Case study

Victoria Alvarez-Rendueles — Trainee solicitor

Travers Smith

Victoria studied history and English literature at Columbia University, New York. She’s now a trainee solicitor at Travers Smith

What conversion course did you study and where?

Following university, I moved back to London and did the GDL and LPC at BPP Law School.

Why did you decide on a career in law?

I'd tried a lot of different careers all through university but in the back of my mind I always had an idea that I would end up becoming a lawyer. I knew my strengths matched the skillset that lawyers needed and from the outside looking in it seemed like a challenging, fast-paced, ever evolving and motivating profession, something I knew I needed. I wasn't wrong.

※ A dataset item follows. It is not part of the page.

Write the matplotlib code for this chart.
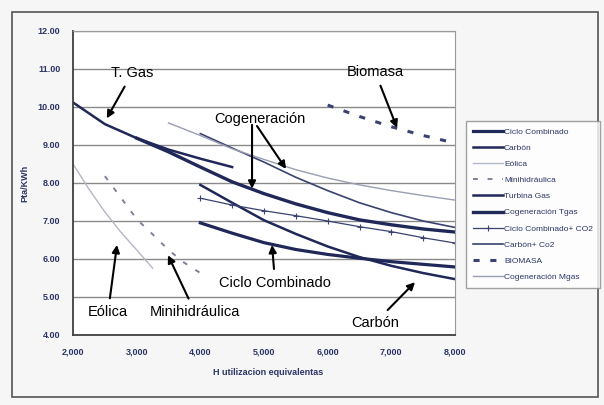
import numpy as np
import matplotlib
matplotlib.use("Agg")
import matplotlib.pyplot as plt
from matplotlib.patches import Rectangle

plt.rcParams['font.family'] = ['Liberation Sans', 'DejaVu Sans']

# --- data (hours of use vs cost in Pta/KWh) ---
h_tgas = [2000, 2500, 3000, 3500, 4000, 4500]
tgas = [10.12, 9.55, 9.18, 8.88, 8.64, 8.42]

h_cog_tgas = [3000, 3500, 4000, 4500, 5000, 5500, 6000, 6500, 7000, 7500, 8000]
cog_tgas = [9.18, 8.82, 8.42, 8.03, 7.72, 7.45, 7.22, 7.03, 6.90, 6.79, 6.71]

h_cog_mgas = [3500, 4000, 4500, 5000, 5500, 6000, 6500, 7000, 7500, 8000]
cog_mgas = [9.58, 9.25, 8.90, 8.62, 8.35, 8.13, 7.95, 7.80, 7.67, 7.55]

h_4to8 = [4000, 4500, 5000, 5500, 6000, 6500, 7000, 7500, 8000]
carbon_co2 = [9.30, 8.92, 8.55, 8.15, 7.80, 7.48, 7.22, 7.00, 6.83]
cc_co2 = [7.60, 7.42, 7.27, 7.14, 7.00, 6.85, 6.72, 6.56, 6.42]
carbon = [7.95, 7.48, 7.02, 6.66, 6.33, 6.05, 5.82, 5.63, 5.47]
ciclo = [6.95, 6.68, 6.43, 6.25, 6.12, 6.02, 5.93, 5.86, 5.79]

h_eolica = [2000, 2250, 2500, 2750, 3000, 3250]
eolica = [8.50, 7.84, 7.24, 6.71, 6.24, 5.76]

h_mini = [2500, 2750, 3000, 3250, 3500, 3750, 4000]
mini = [8.18, 7.62, 7.05, 6.65, 6.24, 5.90, 5.63]

h_bio = [6000, 6500, 7000, 7500, 8000]
biomasa = [10.05, 9.75, 9.48, 9.25, 9.05]

x_ticks = [2000, 3000, 4000, 5000, 6000, 7000, 8000]
y_ticks = [4, 5, 6, 7, 8, 9, 10, 11, 12]

navy = '#1f2858'
label_col = '#2c3566'

fig = plt.figure(figsize=(6.04, 4.05), dpi=100)
fig.patch.set_facecolor('#f6f6f6')
ax = fig.add_axes([73/604, 1-335/405, (455-73)/604, (335-31)/405])
ax.set_facecolor('white')

# outer frame of the scanned figure
fig.patches.append(Rectangle((12/604, 8/405), 586/604, 385/405, transform=fig.transFigure,
                             fill=False, edgecolor='#555555', lw=1.2))

# series (same order as the legend)
ax.plot(h_4to8, ciclo, color=navy, lw=2.3, label='Ciclo Combinado')
ax.plot(h_4to8, carbon, color=navy, lw=1.8, label='Carbón')
ax.plot(h_eolica, eolica, color='#b3b7c8', lw=1.0, label='Eólica')
ax.plot(h_mini, mini, color='#7e8298', lw=1.4, dashes=(2.5, 5), label='Minihidráulica')
ax.plot(h_tgas, tgas, color=navy, lw=1.8, label='Turbina Gas')
ax.plot(h_cog_tgas, cog_tgas, color=navy, lw=2.4, label='Cogeneración Tgas')
ax.plot(h_4to8, cc_co2, color='#3a4270', lw=0.9, marker='+', ms=4, mew=0.8,
        label='Ciclo Combinado+ CO2')
ax.plot(h_4to8, carbon_co2, color='#3a4270', lw=1.2, label='Carbón+ Co2')
ax.plot(h_bio, biomasa, color='#3a4270', lw=2.2, dashes=(2, 3.5), label='BIOMASA')
ax.plot(h_cog_mgas, cog_mgas, color='#9a9eb3', lw=1.0, label='Cogeneración Mgas')

ax.set_xlim(2000, 8000)
ax.set_ylim(4, 12)
ax.set_xticks(x_ticks)
ax.set_xticklabels([f'{v:,}' for v in x_ticks])
ax.set_yticks(y_ticks)
ax.set_yticklabels([f'{v:.2f}' for v in y_ticks])
ax.tick_params(labelsize=6.5, labelcolor=label_col, length=0, pad=9)
for lab in ax.get_xticklabels() + ax.get_yticklabels():
    lab.set_fontweight('bold')
ax.grid(axis='y', color='#8a8a8a', lw=1.0)
ax.set_axisbelow(True)
for side in ['top', 'right']:
    ax.spines[side].set_color('#9a9a9a')
for side in ['left', 'bottom']:
    ax.spines[side].set_color('#404040')
    ax.spines[side].set_linewidth(1.3)

ax.set_xlabel('H utilizacion equivalentas', fontsize=6.5, fontweight='bold',
              color=label_col, labelpad=8, x=0.51)
ax.set_ylabel('Pta/KWh', fontsize=6.5, fontweight='bold', color=label_col, labelpad=6)

# annotations
arrow = dict(arrowstyle='-|>', color='black', lw=1.5, mutation_scale=11, shrinkA=3, shrinkB=0)
fs = 10.5
ax.annotate('T. Gas', xy=(2530, 9.70), xytext=(2930, 10.89), ha='center', va='center',
            fontsize=fs, arrowprops=arrow)
ax.annotate('Biomasa', xy=(7090, 9.45), xytext=(6745, 10.92), ha='center', va='center',
            fontsize=fs, arrowprops=arrow)
ax.annotate('Cogeneración', xy=(4812, 7.82), xytext=(4937, 9.68), ha='center', va='center',
            fontsize=fs)
ax.annotate('', xy=(4812, 7.85), xytext=(4812, 9.53), arrowprops=dict(arrow, shrinkA=0))
ax.annotate('', xy=(5346, 8.37), xytext=(4890, 9.50), arrowprops=dict(arrow, shrinkA=0))
ax.annotate('Ciclo Combinado', xy=(5126, 6.37), xytext=(5175, 5.37), ha='center', va='center',
            fontsize=fs, arrowprops=arrow)
ax.annotate('Carbón', xy=(7372, 5.39), xytext=(6745, 4.32), ha='center', va='center',
            fontsize=fs, arrowprops=arrow)
ax.annotate('Eólica', xy=(2691, 6.37), xytext=(2550, 4.60), ha='center', va='center',
            fontsize=fs, arrowprops=arrow)
ax.annotate('Minihidráulica', xy=(3492, 6.10), xytext=(3916, 4.60), ha='center', va='center',
            fontsize=fs, arrowprops=arrow)

leg = fig.legend(loc='upper left', bbox_to_anchor=(462/604, 1-117/405), fontsize=6.0,
                 frameon=True, fancybox=False, edgecolor='#8a8a8a', handlelength=3.6,
                 labelspacing=1.0, borderpad=0.8, handletextpad=0.15)
for t in leg.get_texts():
    t.set_color(label_col)

fig.savefig('out.png', dpi=100, facecolor=fig.get_facecolor())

What attracted you to the firm?

What I initially liked about Travers Smith was that it was unpretentious and grounded, something I picked up on both from its marketing, as well as its people. Going through the interview process and the vacation scheme, I found a firm that was brilliant but not boastful, proud but not conceited, and kind but not meek. I knew from the second week of my vacation scheme that I wanted to find a home at Travers and I was lucky enough to do so.

What was the application process like?

Pretty straightforward. I sent my CV and cover letter in for the vacation scheme and a few weeks later had an interview with a partner. A few days later they emailed saying I had a spot on the vacation scheme. From there, I got the training contract offer.

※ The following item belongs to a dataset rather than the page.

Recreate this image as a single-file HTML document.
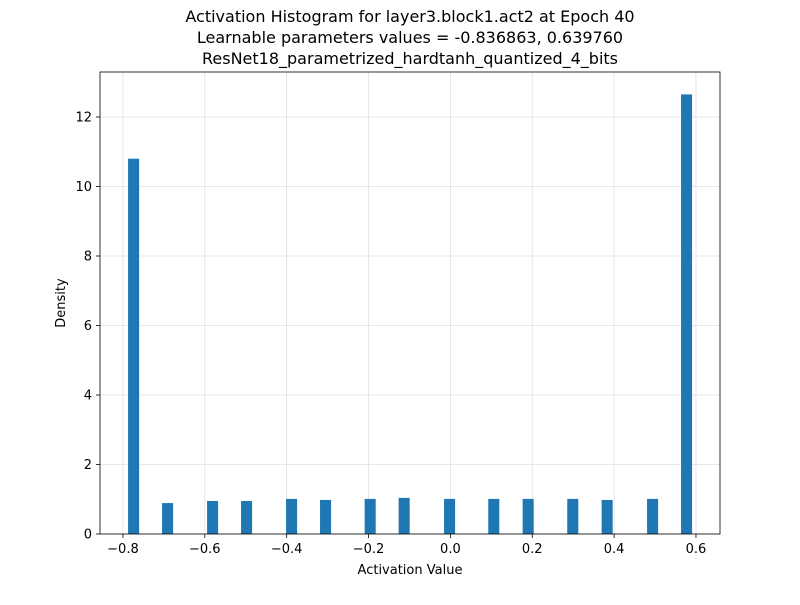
<!DOCTYPE html>
<html><head><meta charset="utf-8"><style>
body{margin:0;background:#fff;font-family:"Liberation Sans","DejaVu Sans",sans-serif}
</style></head><body>
<svg id="chart" width="800" height="600" xmlns="http://www.w3.org/2000/svg" font-family="DejaVu Sans, Liberation Sans, sans-serif">
<rect width="800" height="600" fill="#fff"/>
<g font-size="16" text-anchor="middle" fill="#000">
<text x="410" y="22">Activation Histogram for layer3.block1.act2 at Epoch 40</text>
<text x="410" y="43">Learnable parameters values = -0.836863, 0.639760</text>
<text x="410" y="64">ResNet18_parametrized_hardtanh_quantized_4_bits</text>
</g>
<g id="grid"></g><g id="bars"></g><g id="axes"></g>
<text x="410" y="574" font-size="13" text-anchor="middle">Activation Value</text>
<text x="0" y="0" font-size="13" text-anchor="middle" transform="translate(65,303) rotate(-90)">Density</text>
</svg>
<script>
const binCenters=[-0.774,-0.691,-0.581,-0.498,-0.388,-0.305,-0.196,-0.113,-0.002,0.106,0.190,0.299,0.383,0.494,0.577];
const densities=[10.8,0.89,0.95,0.95,1.01,0.98,1.01,1.04,1.01,1.01,1.01,1.01,0.98,1.01,12.65];
const binWidth=0.027;
const xTicks=[-0.8,-0.6,-0.4,-0.2,0.0,0.2,0.4,0.6];
const xTickLabels=["−0.8","−0.6","−0.4","−0.2","0.0","0.2","0.4","0.6"];
const yTicks=[0,2,4,6,8,10,12];
const L=100,R=720,T=72,B=534;
const xs=v=>450.4+v*409.3;
const ys=v=>534-v*34.75;
const NS="http://www.w3.org/2000/svg";
function mk(tag,attrs,parent){const e=document.createElementNS(NS,tag);for(const k in attrs)e.setAttribute(k,attrs[k]);parent.appendChild(e);return e;}
const grid=document.getElementById('grid'),bars=document.getElementById('bars'),axes=document.getElementById('axes');
xTicks.forEach((t,i)=>{const x=xs(t);
const g=mk('line',{x1:x,x2:x,y1:T,y2:B,stroke:'#e0e0e0','stroke-width':0.8},grid);

const tk=mk('line',{x1:x,x2:x,y1:B,y2:B+4,stroke:'#000','stroke-width':0.8},axes);

const lb=mk('text',{x:x,y:B+19,'font-size':13,'text-anchor':'middle'},axes);lb.textContent=xTickLabels[i];
});
yTicks.forEach(t=>{const y=ys(t);
const g=mk('line',{x1:L,x2:R,y1:y,y2:y,stroke:'#e0e0e0','stroke-width':0.8},grid);

const tk=mk('line',{x1:L-4,x2:L,y1:y,y2:y,stroke:'#000','stroke-width':0.8},axes);

const lb=mk('text',{x:L-8,y:y+4.5,'font-size':13,'text-anchor':'end'},axes);lb.textContent=String(t);
});
binCenters.forEach((c,i)=>{const x0=xs(c-binWidth/2),x1=xs(c+binWidth/2),y=ys(densities[i]);
const r=mk('rect',{x:x0,y:y,width:x1-x0,height:B-y,fill:'#1f77b4'},bars);
});
const fr=mk('rect',{x:L,y:T,width:R-L,height:B-T,fill:'none',stroke:'#000','stroke-width':0.8},axes);

</script>
</body></html>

What’s a typical day like as a trainee solicitor?

Someone might write that there is no typical day but as with any job there is a routine. On days where I don't have any pressing work or back-to-back meetings, I arrive at the office between 9-9.30am and check and reply to any emails. I always write out a to-do list in my notebook and get started on any 'due today' work as I prefer to get these out of the way in the morning.

After lunch (which is usually downstairs in the cafeteria) I turn to longer and less urgent tasks. I am currently in a tax seat and this might mean working on a fund review for a few hours or undertaking some research that I've been given.

I typically log off around 7pm (but again, this depends on the work and department you're in) and will then commute home. I check my phone for emails throughout the evening and if anything is urgent will log back on again to handle it.

What part of your job do you enjoy the most?

I like getting stuck into things. Although not always the case for lawyers, and very dependent on work and department, there are many opportunities to take on longer project-based work where you can immerse yourself in the matter. I find that my best work comes out of this and I feel most ambitious and motivated as a lawyer when I have fully immersed myself in something and am giving it my all.

What are the challenges?

I think most of the challenges that arise in a training contract are tied to the fact that you've just started working and are still working out your style of work, how you manage your time, how you deal with working with and alongside others and how you give all you realistically can to the job without overdoing it.

My biggest personal struggle has been the constant changes that accompany the training contract and how for two years you are essentially expected to be flexible, available, willing and generally 'on' across the board and across very different types of work. It is the nature of a UK training contract but it is hard, especially nearer the end when you know what you like and want to do.

There are a lot of stereotypes about working in law, can you debunk a myth?

When I talk to my banker/finance/private equity friends they pity me because they all think that lawyers get the work. From what I've seen, that really isn't the case. Yes most lawyers take their work seriously and are very responsive to their clients but not usually at the expense of sleep.

What are your career ambitions?

I am still deciding. Right now, I'm keeping my options open, as well as my mind. Vaguely, to continuously grow as a person and a professional, wherever that may take me.

Why should future trainees consider applying to the firm?

Travers Smith is a great place to begin your career as a lawyer. The firm is encouraging, kind, impressive, hardworking, and above all progressive. It is a firm for the future.